(Entries with chart source code)
::::::::::

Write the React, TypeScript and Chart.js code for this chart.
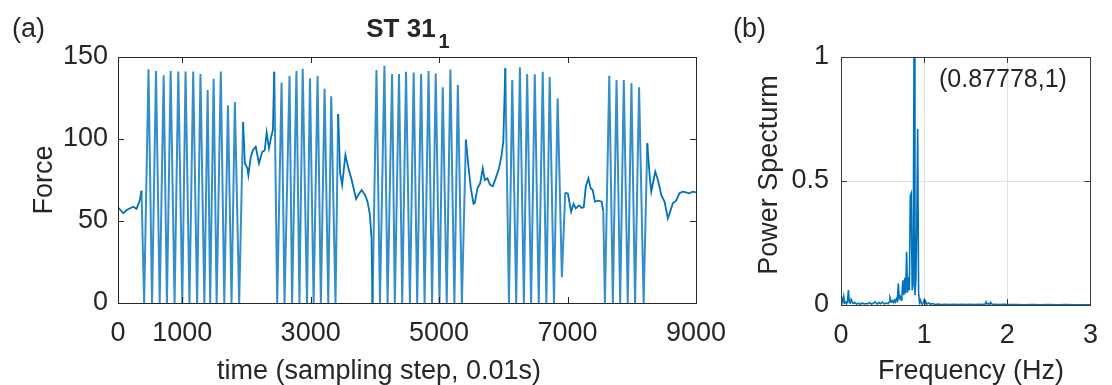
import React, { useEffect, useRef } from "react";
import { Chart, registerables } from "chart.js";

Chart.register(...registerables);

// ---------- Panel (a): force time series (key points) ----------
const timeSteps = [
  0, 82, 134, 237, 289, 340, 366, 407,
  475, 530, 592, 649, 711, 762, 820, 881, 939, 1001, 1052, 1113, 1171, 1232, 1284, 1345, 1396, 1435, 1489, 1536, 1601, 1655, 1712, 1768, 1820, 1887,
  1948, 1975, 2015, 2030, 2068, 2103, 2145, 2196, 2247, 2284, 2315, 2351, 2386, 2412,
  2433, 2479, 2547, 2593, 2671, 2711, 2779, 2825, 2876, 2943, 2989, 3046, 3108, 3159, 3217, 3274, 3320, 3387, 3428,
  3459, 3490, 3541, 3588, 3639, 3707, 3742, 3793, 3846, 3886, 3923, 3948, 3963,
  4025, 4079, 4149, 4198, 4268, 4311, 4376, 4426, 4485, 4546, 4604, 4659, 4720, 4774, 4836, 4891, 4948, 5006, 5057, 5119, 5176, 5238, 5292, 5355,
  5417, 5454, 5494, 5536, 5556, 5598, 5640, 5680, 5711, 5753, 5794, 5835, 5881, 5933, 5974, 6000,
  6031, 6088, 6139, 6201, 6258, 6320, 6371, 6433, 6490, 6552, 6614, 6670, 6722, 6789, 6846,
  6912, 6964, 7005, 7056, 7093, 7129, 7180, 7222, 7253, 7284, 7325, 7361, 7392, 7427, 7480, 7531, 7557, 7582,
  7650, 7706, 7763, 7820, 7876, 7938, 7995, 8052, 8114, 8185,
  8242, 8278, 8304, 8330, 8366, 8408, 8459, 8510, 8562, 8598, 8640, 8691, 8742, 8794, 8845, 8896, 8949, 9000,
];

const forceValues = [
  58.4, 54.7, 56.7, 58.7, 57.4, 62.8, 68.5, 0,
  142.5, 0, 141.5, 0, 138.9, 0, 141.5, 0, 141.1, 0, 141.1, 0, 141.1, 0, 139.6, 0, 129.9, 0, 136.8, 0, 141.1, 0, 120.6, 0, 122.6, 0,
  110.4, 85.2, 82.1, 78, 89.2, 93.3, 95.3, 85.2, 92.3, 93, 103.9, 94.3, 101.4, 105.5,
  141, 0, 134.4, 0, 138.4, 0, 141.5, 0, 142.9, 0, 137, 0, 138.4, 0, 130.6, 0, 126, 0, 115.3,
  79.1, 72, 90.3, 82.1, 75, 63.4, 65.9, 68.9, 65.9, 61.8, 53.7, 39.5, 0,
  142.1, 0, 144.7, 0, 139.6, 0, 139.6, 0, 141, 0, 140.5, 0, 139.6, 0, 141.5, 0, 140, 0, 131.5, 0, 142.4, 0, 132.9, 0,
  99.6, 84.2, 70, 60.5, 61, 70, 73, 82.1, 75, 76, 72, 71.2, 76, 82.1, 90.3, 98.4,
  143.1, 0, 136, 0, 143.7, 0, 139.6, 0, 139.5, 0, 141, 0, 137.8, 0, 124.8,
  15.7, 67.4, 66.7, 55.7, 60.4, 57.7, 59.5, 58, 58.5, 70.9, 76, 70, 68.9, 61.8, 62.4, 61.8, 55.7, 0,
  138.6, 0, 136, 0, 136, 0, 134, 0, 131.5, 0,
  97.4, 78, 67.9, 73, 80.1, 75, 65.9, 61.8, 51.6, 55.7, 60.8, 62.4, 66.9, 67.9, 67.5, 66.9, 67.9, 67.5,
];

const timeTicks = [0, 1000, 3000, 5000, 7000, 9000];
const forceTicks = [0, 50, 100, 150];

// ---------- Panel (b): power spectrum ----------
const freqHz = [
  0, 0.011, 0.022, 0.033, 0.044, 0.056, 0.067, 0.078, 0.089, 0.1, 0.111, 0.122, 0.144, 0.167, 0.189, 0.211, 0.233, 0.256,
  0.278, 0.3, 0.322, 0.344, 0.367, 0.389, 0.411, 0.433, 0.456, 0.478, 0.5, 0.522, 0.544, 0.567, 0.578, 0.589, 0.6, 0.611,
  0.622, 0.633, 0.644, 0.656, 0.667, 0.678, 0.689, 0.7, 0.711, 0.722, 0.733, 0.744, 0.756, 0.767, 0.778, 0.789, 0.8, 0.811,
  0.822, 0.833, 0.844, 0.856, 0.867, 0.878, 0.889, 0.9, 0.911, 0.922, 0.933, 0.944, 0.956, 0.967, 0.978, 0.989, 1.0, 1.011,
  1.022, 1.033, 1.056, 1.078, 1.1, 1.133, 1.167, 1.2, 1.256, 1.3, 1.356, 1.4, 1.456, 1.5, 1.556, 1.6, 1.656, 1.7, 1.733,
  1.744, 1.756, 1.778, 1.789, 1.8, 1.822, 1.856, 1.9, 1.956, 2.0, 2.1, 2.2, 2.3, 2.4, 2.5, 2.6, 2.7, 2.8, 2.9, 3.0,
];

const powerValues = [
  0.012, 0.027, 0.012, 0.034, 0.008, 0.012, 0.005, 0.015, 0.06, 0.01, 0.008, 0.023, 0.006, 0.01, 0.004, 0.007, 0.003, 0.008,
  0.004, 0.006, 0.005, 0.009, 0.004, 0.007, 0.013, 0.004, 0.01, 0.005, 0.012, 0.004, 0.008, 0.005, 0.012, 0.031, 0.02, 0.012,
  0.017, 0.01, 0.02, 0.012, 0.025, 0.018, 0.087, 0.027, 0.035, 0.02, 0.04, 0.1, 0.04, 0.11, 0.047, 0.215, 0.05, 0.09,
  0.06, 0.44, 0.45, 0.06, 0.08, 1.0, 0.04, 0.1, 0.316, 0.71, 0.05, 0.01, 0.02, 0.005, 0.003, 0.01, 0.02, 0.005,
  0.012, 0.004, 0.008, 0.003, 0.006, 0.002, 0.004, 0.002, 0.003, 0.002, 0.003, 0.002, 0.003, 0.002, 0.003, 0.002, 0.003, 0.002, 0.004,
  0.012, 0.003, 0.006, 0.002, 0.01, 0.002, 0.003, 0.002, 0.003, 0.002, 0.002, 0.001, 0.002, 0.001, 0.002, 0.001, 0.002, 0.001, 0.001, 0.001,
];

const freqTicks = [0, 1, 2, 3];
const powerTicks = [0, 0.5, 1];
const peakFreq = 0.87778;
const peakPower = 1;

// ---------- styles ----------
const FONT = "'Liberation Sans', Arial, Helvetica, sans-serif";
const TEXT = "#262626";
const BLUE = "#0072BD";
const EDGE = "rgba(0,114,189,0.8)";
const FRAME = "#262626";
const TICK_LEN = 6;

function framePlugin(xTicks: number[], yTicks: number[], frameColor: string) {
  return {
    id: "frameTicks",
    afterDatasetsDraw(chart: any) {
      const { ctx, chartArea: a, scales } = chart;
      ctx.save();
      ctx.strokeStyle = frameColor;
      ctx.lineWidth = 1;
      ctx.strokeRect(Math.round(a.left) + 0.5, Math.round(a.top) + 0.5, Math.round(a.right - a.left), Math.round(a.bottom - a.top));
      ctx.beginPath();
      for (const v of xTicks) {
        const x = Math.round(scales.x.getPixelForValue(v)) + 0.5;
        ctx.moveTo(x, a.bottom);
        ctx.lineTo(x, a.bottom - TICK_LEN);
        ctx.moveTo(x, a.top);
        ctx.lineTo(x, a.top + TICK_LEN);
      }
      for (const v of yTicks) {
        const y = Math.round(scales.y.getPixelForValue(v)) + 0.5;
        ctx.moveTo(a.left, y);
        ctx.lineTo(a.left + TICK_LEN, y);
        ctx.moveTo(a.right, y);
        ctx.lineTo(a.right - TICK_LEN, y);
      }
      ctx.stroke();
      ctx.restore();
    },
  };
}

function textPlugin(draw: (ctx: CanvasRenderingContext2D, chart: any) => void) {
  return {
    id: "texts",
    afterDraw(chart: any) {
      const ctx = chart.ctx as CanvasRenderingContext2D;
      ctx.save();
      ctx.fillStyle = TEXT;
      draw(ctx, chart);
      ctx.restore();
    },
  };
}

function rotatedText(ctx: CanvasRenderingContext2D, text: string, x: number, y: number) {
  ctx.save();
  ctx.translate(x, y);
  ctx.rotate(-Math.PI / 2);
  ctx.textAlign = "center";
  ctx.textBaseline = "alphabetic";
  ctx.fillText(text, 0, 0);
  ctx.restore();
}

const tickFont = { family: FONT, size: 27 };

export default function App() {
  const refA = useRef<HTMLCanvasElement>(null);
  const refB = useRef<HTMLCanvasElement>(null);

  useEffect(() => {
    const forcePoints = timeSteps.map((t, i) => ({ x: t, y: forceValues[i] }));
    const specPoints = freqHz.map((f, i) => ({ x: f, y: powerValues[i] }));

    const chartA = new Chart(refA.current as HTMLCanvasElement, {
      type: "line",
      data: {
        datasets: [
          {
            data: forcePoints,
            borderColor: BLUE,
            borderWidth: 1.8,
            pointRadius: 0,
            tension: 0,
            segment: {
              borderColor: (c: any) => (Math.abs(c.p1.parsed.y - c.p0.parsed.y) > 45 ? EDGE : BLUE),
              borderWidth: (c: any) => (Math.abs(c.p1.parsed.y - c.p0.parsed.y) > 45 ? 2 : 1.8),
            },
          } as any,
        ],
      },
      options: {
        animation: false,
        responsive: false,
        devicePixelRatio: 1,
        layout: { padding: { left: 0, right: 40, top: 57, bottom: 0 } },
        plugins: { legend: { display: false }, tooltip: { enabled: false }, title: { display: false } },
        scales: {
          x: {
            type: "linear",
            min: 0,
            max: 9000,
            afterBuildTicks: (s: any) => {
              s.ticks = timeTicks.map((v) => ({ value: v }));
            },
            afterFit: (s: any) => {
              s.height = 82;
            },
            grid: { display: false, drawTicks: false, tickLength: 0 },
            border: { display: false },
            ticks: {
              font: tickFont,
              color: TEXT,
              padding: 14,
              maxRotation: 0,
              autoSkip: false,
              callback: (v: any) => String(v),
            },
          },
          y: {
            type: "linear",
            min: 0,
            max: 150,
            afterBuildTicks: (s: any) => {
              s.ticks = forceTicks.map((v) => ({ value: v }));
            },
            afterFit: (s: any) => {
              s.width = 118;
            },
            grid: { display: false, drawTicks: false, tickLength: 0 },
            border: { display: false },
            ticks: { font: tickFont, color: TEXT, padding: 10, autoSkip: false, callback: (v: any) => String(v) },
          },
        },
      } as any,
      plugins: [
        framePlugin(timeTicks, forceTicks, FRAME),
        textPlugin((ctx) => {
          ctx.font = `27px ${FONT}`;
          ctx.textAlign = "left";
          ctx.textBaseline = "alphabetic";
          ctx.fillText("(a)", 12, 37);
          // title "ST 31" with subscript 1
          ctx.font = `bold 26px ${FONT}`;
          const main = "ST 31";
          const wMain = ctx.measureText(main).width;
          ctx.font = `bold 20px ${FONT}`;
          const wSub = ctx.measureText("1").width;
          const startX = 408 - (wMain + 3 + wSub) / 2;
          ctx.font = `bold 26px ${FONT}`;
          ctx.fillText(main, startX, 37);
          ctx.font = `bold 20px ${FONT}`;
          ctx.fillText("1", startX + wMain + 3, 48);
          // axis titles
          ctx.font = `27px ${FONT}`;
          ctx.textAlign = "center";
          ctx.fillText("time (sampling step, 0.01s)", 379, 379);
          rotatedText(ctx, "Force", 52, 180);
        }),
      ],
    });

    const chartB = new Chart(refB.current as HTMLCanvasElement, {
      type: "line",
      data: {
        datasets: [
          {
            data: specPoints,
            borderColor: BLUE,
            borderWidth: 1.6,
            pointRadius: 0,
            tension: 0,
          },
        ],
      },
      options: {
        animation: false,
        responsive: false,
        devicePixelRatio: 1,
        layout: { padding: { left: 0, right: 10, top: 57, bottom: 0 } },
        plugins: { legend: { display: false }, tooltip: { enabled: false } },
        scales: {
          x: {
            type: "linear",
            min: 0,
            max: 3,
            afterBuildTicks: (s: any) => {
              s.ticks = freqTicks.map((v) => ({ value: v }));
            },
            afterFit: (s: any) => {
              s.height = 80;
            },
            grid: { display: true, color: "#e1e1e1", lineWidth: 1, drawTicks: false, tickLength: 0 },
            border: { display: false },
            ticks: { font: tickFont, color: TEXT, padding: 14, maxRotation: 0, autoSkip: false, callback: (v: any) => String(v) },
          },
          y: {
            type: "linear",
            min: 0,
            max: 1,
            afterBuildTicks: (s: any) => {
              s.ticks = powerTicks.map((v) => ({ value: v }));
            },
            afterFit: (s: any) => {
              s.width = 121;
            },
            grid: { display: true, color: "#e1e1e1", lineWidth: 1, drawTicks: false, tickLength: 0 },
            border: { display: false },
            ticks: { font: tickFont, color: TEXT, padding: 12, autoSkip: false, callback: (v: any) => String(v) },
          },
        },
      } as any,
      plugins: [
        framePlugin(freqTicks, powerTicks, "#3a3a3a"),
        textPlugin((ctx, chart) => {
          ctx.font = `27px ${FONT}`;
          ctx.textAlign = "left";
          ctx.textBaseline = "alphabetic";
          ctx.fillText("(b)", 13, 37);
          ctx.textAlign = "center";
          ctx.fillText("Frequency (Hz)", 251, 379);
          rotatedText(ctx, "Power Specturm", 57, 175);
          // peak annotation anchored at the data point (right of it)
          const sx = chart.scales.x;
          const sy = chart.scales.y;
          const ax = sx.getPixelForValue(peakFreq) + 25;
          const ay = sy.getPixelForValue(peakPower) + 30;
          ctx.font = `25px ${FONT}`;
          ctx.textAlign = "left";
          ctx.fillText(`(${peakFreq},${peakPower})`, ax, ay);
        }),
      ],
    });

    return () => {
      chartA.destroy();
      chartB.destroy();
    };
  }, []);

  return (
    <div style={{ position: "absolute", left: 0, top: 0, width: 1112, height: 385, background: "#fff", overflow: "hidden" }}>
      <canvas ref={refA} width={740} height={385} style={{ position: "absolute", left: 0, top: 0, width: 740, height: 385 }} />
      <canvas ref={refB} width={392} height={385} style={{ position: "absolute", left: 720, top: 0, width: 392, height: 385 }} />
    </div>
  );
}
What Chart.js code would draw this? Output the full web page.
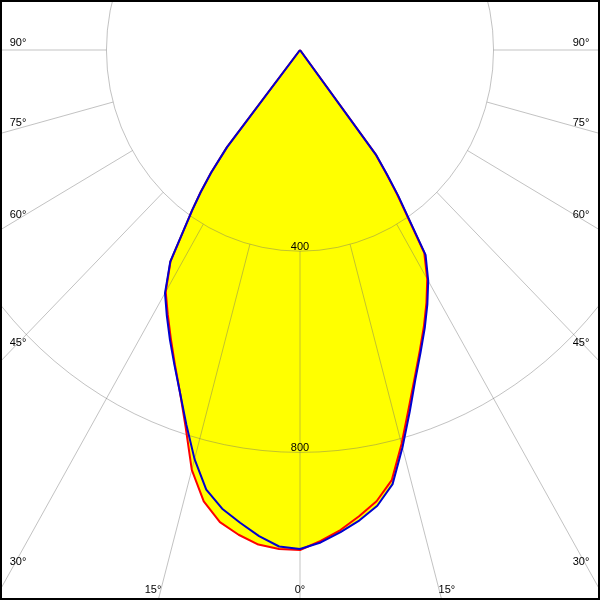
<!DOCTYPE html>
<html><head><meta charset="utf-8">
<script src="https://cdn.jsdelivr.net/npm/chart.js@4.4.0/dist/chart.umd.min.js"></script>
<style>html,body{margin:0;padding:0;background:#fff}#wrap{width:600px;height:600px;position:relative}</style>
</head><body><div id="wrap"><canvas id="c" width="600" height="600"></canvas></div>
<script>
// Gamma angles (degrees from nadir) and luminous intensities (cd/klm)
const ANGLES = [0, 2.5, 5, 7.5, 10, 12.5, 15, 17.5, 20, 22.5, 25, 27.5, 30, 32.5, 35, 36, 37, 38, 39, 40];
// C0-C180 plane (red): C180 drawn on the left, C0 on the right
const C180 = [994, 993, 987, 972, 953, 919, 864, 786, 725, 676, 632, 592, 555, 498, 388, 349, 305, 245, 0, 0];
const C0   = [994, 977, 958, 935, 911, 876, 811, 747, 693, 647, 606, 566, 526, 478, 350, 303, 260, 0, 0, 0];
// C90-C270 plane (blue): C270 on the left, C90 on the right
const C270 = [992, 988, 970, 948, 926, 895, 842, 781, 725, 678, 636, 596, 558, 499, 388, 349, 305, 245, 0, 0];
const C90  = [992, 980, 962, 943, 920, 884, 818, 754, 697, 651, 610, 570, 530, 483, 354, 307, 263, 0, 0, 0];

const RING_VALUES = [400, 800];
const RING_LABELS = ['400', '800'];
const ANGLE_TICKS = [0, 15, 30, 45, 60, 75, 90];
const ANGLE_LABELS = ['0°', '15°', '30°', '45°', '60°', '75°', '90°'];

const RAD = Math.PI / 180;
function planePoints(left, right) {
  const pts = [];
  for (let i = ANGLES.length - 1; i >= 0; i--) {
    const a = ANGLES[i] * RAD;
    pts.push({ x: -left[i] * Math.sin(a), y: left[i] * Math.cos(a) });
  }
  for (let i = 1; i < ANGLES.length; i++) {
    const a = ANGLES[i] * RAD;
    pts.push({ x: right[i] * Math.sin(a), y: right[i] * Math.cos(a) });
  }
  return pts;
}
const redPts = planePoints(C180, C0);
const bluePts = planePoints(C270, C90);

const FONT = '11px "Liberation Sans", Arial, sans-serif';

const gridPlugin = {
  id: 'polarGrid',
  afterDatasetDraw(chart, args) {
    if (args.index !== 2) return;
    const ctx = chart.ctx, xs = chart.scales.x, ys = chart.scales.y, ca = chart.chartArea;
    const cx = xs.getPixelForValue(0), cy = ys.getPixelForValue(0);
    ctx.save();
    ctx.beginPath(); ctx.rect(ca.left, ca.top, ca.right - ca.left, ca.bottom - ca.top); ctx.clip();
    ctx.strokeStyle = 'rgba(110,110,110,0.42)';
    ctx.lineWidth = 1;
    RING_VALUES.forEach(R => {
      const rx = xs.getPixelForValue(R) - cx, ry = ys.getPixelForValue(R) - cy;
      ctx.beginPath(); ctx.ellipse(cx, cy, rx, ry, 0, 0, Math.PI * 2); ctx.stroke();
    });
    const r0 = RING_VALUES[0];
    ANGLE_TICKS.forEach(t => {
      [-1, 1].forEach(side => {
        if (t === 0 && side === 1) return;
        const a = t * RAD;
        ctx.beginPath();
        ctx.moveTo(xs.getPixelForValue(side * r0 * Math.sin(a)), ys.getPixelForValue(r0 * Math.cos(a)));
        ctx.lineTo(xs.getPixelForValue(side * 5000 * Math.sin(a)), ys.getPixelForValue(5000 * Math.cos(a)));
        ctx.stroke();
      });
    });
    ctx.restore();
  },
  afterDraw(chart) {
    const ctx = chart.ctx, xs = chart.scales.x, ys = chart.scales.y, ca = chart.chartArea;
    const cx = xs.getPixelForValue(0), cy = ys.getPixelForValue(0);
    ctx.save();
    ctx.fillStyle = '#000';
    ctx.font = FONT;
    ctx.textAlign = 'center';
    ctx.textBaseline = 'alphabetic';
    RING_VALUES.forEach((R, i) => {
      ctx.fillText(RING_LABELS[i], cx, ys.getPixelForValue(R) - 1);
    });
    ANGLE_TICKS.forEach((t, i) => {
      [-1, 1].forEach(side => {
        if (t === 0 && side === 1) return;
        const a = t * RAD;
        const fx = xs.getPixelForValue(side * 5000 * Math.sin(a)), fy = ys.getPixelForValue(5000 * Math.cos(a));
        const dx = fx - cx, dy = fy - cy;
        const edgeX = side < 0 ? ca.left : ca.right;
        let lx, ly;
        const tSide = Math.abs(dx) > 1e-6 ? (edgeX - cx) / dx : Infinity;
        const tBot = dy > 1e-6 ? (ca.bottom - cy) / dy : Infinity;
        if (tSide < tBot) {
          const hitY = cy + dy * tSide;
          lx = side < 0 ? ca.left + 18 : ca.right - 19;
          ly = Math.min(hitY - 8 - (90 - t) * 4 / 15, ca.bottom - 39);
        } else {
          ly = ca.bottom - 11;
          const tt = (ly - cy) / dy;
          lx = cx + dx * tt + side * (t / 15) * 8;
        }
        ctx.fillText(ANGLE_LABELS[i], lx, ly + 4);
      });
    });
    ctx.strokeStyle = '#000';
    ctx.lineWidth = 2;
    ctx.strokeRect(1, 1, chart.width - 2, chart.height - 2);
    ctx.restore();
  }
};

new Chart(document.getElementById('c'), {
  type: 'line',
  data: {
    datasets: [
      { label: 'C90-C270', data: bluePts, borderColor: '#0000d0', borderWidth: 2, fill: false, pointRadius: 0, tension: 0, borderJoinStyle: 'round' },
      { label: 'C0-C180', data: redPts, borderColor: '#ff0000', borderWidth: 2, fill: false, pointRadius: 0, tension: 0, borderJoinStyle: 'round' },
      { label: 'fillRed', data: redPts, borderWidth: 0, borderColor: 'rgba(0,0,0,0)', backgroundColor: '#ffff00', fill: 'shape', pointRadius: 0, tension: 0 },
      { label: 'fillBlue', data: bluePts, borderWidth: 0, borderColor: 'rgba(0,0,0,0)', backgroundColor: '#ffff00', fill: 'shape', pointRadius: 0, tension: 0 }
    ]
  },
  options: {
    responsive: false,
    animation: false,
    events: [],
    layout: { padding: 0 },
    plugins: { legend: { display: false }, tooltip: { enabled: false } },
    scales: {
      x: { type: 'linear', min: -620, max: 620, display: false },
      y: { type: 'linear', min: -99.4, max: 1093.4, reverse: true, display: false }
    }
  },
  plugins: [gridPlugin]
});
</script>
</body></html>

::::::::::

**WORK INSTRUCTIONS**. Write out again exactly the lines from the start of the data above through the line containing "Chart.register(...registerables);", inclusive, excluding any pictures.

**FULL OUTPUT**.
Write the React, TypeScript and Chart.js code for this chart.
import React, { useEffect, useRef } from "react";
import { Chart, registerables } from "chart.js";

Chart.register(...registerables);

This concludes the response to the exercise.